James M. Berklan

Does the Centers for Medicare & Medicaid Services need its own deputy sheriff to set its house in order? Some seem to think so.

It seems like every few months there’s a federal report trumpeting how many millions or billions of dollars have been recovered after incorrect government payouts were made. 

Some reports show the amount recovered has substantially shrunk. But does that mean there is less going out improperly in the first place, or that there is simply less rigorous investigating going on?

No matter, according to a group of lawmakers. Their point is that the reclamation process should not have to take place.

Their motto, using Barney Fife-speak, would have to be “Nip it in the bud!”

Rather than lauding the efforts of auditors and prosecutors to reclaim misspent taxpayer dollars, Sen. Orrin Hatch (R-UT) and pals are criticizing the administration’s approach. The “pay-and-chase” method, as they call it, is out of date, they say.

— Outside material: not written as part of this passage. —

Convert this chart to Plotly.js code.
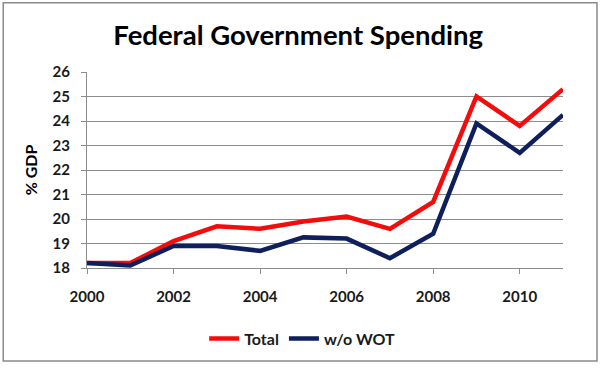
<!DOCTYPE html>
<html>
<head>
<meta charset="utf-8">
<script src="https://cdn.plot.ly/plotly-3.0.1.min.js"></script>
<style>html,body{margin:0;padding:0;background:#fff;}#chart{width:600px;height:368px;}</style>
</head>
<body>
<div id="chart"></div>
<script>
const years = [2000,2001,2002,2003,2004,2005,2006,2007,2008,2009,2010,2011];
const total = [18.2,18.2,19.1,19.7,19.6,19.9,20.1,19.6,20.7,25.0,23.8,25.3];
const woWot = [18.2,18.1,18.9,18.9,18.7,19.25,19.2,18.4,19.4,23.9,22.7,24.25];
const xTicks = [2000,2002,2004,2006,2008,2010];
const yTicks = [18,19,20,21,22,23,24,25,26];

const font = "Lato, 'Open Sans', sans-serif";
const traces = [
  {x: years, y: total, name: 'Total', mode: 'lines', line: {color: '#f40c0c', width: 4.5}},
  {x: years, y: woWot, name: 'w/o WOT', mode: 'lines', line: {color: '#0e1f5b', width: 4.5}}
];
const layout = {
  width: 600, height: 368,
  margin: {l: 87, r: 37, t: 72, b: 98},
  paper_bgcolor: '#fff', plot_bgcolor: '#fff',
  font: {family: font, color: '#1a1a1a'},
  title: {text: '<b>Federal Government Spending</b>', font: {family: font, size: 27.5, color: '#000'}, x: 0.497, xanchor: 'center', y: 0.905, yanchor: 'middle'},
  xaxis: {range: [2000, 2011], tickvals: xTicks, ticktext: xTicks.map(String),
    showgrid: false, zeroline: false, showline: true, linecolor: '#8c8c8c', linewidth: 1,
    ticks: 'outside', ticklen: 5, tickcolor: '#8c8c8c', ticklabelstandoff: 10,
    tickfont: {family: font, size: 15, color: '#1a1a1a', weight: 'bold'}, fixedrange: true},
  yaxis: {range: [18, 26], tickvals: yTicks, ticktext: yTicks.map(String),
    showgrid: true, gridcolor: '#8c8c8c', gridwidth: 1, zeroline: false, showline: true, linecolor: '#8c8c8c', linewidth: 1,
    ticks: 'outside', ticklen: 5, tickcolor: '#8c8c8c', ticklabelstandoff: 8,
    tickfont: {family: font, size: 15, color: '#1a1a1a', weight: 'bold'},
    title: {text: '<b>% GDP</b>', font: {family: font, size: 16, color: '#000'}, standoff: 10}, fixedrange: true},
  showlegend: true,
  legend: {orientation: 'h', x: 0.452, xanchor: 'center', y: -0.36, yanchor: 'middle', font: {family: font, size: 16, color: '#1a1a1a', weight: 'bold'}, itemwidth: 30, tracegroupgap: 0},
  shapes: [{type: 'rect', xref: 'paper', yref: 'paper', x0: -0.176, x1: 1.0714, y0: -0.4747, y1: 1.3535, line: {color: '#8a8a8a', width: 1.5}}]
};
Plotly.newPlot('chart', traces, layout, {displayModeBar: false, staticPlot: true});
</script>
</body>
</html>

While Democrats and administration officials might accuse Hatch et. al. of being buzz kills, the latter could have a very good point. File it under the “ounce of prevention is better than a pound of cure” maxim.

Some say it comes down to preventive vs. reactive maintenance. Prevent the mess rather than clean it up later. We know there WILL be messes if nothing is done, especially when it comes to federal programs and the abuse they suffer. It’s a bit like the old Fram Oil Filter commercial: “You can pay me now or pay me later.”

One thing everybody can agree on is that the 12.1% error rate that Medicare’s fee-for-service programs experienced last year was far too high.

Let there be no mystery then why the phrase “value-based purchasing” is so prevalent in healthcare reimbursement discussions today.

Sen. Hatch and fellow letter writers asked for information about the fraud filters the administration uses, along with the process that the Centers for Medicare & Medicaid Services uses to gauge the effectiveness of fraud-prevention efforts. It will be interesting to see what comes of it, if anything.

One theory is that providers could face more stringent checks-and-balances and tougher payment criteria in the future.

That’s not the bullet they’re hoping for, I’m sure.